SET TASK: Reproduce, word for word, only the lines from the one containing "Give me the matplotlib source for this chart." through the one containing "healthcare = [289300, 299700, 311000, 318400, 330700, 331500]", both included.

***** DATASET *****

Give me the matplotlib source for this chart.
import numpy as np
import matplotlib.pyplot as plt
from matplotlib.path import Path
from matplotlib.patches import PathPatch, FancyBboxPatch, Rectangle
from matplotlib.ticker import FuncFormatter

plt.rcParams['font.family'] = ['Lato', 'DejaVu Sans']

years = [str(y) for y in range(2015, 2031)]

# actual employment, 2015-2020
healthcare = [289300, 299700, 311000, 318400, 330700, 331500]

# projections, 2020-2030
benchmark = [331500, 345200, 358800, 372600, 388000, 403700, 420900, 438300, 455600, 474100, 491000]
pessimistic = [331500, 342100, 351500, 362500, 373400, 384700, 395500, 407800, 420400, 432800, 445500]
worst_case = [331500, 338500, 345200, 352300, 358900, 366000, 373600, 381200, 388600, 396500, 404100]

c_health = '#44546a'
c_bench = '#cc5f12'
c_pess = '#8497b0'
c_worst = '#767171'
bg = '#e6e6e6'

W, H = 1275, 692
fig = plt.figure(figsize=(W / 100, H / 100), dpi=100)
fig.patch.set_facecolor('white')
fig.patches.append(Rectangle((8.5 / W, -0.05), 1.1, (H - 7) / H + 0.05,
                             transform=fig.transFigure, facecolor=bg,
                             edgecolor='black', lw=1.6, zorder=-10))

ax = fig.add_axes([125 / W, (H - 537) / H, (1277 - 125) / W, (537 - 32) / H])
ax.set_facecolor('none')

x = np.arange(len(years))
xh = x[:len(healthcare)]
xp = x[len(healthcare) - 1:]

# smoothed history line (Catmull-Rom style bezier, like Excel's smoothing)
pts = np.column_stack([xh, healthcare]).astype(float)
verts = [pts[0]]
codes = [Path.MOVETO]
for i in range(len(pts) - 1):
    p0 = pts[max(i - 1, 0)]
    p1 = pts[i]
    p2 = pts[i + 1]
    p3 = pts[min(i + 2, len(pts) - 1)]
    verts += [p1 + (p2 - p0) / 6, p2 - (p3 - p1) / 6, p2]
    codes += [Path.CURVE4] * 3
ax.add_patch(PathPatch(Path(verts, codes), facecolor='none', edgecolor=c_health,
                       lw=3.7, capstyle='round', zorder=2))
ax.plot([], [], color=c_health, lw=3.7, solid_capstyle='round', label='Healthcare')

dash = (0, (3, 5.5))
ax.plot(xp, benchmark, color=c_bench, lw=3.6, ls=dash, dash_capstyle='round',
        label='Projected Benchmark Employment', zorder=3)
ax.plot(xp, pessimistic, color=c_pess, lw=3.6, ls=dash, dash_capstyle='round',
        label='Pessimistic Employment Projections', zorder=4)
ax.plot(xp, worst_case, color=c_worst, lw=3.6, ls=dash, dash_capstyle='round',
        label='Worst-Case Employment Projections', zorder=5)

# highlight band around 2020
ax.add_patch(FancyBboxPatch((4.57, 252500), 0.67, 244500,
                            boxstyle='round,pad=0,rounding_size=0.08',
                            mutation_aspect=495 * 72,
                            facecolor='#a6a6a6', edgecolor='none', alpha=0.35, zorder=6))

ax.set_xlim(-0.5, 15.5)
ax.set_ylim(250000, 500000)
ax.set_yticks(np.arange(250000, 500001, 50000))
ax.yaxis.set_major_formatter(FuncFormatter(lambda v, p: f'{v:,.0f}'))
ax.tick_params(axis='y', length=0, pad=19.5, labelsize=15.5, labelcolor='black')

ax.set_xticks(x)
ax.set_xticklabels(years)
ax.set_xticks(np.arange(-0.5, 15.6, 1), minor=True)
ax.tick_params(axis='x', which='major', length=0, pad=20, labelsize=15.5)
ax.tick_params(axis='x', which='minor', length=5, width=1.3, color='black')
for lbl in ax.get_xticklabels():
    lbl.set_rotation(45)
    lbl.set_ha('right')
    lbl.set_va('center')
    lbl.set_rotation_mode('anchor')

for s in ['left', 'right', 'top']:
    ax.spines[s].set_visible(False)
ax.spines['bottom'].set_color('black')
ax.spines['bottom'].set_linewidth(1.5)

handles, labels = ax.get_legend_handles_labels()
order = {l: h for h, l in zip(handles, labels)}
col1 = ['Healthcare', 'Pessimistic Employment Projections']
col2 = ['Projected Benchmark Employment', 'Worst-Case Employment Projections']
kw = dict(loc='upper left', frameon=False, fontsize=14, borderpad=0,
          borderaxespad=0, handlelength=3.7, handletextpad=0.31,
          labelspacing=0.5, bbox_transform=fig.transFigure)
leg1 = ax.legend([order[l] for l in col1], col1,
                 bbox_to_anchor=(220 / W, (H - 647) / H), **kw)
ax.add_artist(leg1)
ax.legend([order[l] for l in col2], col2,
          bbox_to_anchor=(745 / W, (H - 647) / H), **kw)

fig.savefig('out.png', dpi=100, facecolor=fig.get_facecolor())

*****
***** DATASET *****

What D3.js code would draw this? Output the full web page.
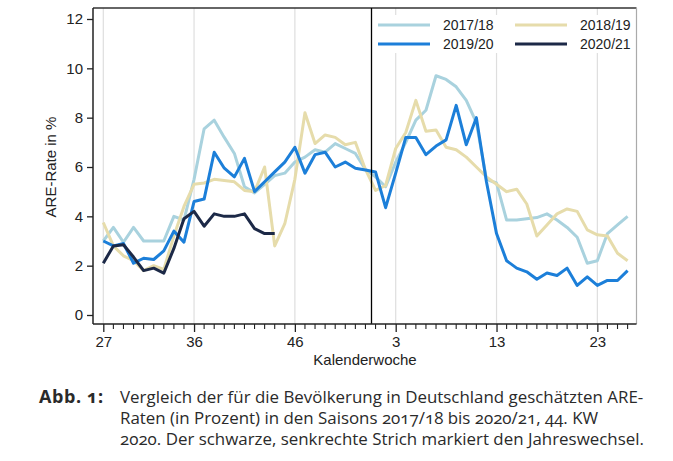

*****

EXERCISE OUTPUT:
Give me the matplotlib source for this chart.
import numpy as np
import matplotlib.pyplot as plt
from matplotlib.path import Path
from matplotlib.patches import PathPatch, FancyBboxPatch, Rectangle
from matplotlib.ticker import FuncFormatter

plt.rcParams['font.family'] = ['Lato', 'DejaVu Sans']

years = [str(y) for y in range(2015, 2031)]

# actual employment, 2015-2020
healthcare = [289300, 299700, 311000, 318400, 330700, 331500]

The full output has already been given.